Among the five, my favourites are the edible perfumes for paintings 2, 4 and 5. Narcissus-scented apricots represent painting 2, the aroma molecules travel from the back of the throat to the brain to signal contradictions—one tastes fruit but inhales flowers. For painting 4, I prepared a marmalade perfumed with cedarwood, myrrh, cardamom, tonka bean, sandalwood, jasmine and marigold, that envelopes dried figs. This formulation matured over two weeks, the figs absorbed all the flavours so beautifully that when one consumes a tiny piece, what they taste is a fig still attached to its milky, sap-y stem, leaves, branches, the entire tree, with far off notes of grass and floral parterres. It is the type of flavour that transports one into the painting itself.

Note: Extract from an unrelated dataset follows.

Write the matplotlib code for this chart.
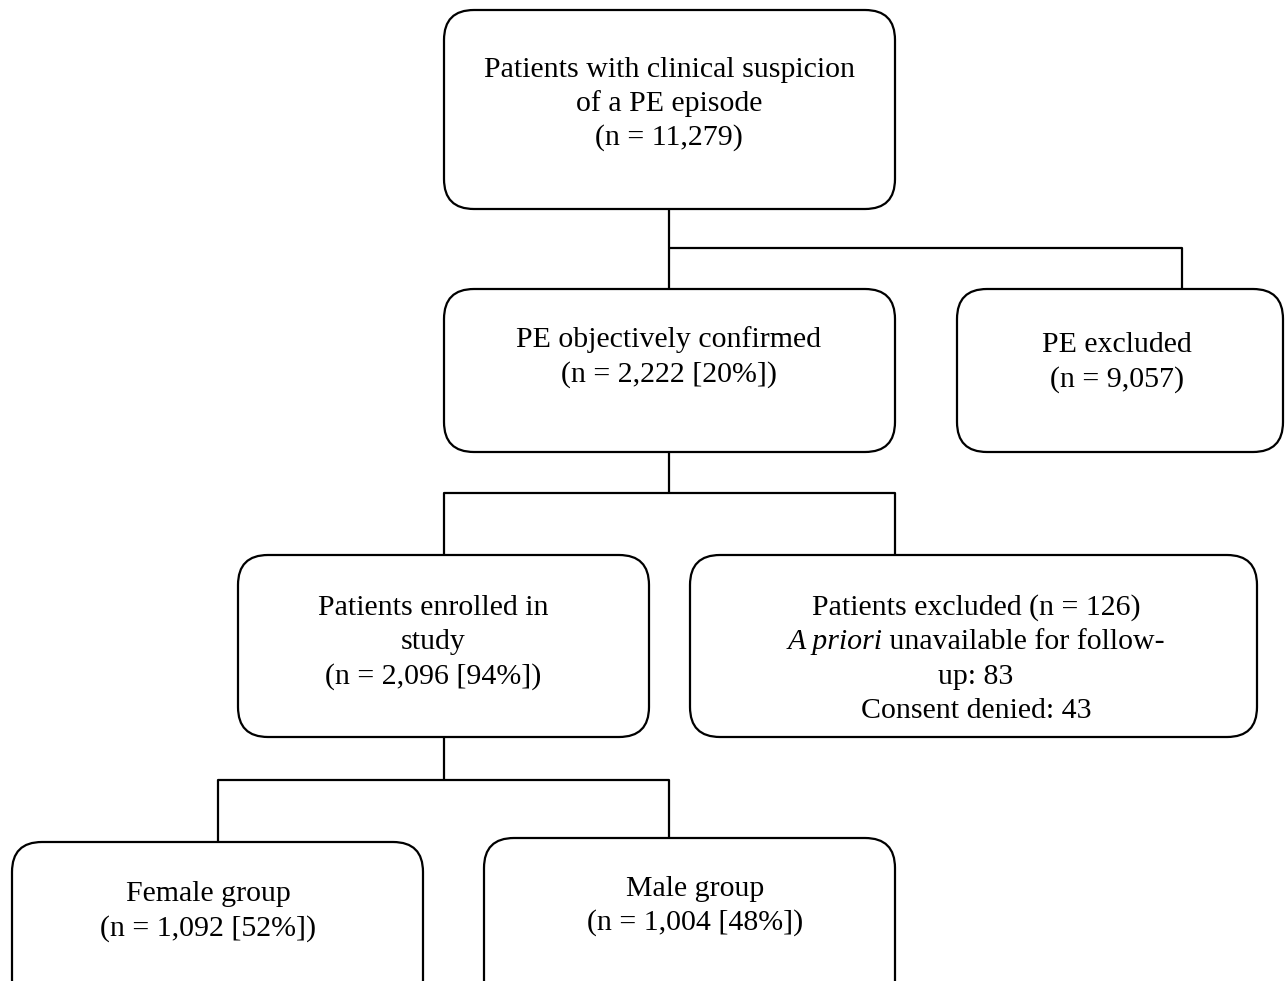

Painting 5 presented quite the challenge as I wanted audiences to be able to drink the love, longing and tears of the nāyika/rāginī figure, illustrated by anticipating the arrival of her lover on a bed of flowers in a lush forest at night. I prepared a floral perfume sugar-dust with nuances of kewra, palmarosa, pineapple and lemongrass that coats finely cut pieces of dried amla/gooseberry that visually appear as frankincense tears. A small piece of this amla is brewed with white tea. As it blooms, floral and tart notes of jasmine, tuberose, marigold and kewra unfold in a cup in the most magnificent way! This is all meant to be experienced together with other synesthesia elements of the exhibition, mainly the perfume, incense and raga matched to each painting.

Do you think there is a future for edible perfume in India?

This idea of edible perfume has opened up so many unexplored avenues into South Asian flavour history that it shapes our research going forward. Together, Nicolas and I are uncovering paintings and literature from this pre-colonial period that exist at the intersection of perfume, medicine, recreational stimulants and sweet aromatic preparations that are ground up with pearls or gold leaf. According to the historian, they seem in some sense like precursors to our edible perfumes, and suddenly make a lot more sense in light of the latter. 

As for the future, I think every South Asian person is deeply attached to the smells of spices in their kitchen cabinets. Our love for coriander, pepper, cinnamon and saffron isn't in danger of dissipating, so I would encourage folks to spark their imagination and prepare their own magical versions of edible perfume—make mogra sherbet prepared with fresh jasmines and some sandalwood powder, grind garam masala with dried rose petals and roasted almonds, or prepare gulkand with kewra essence!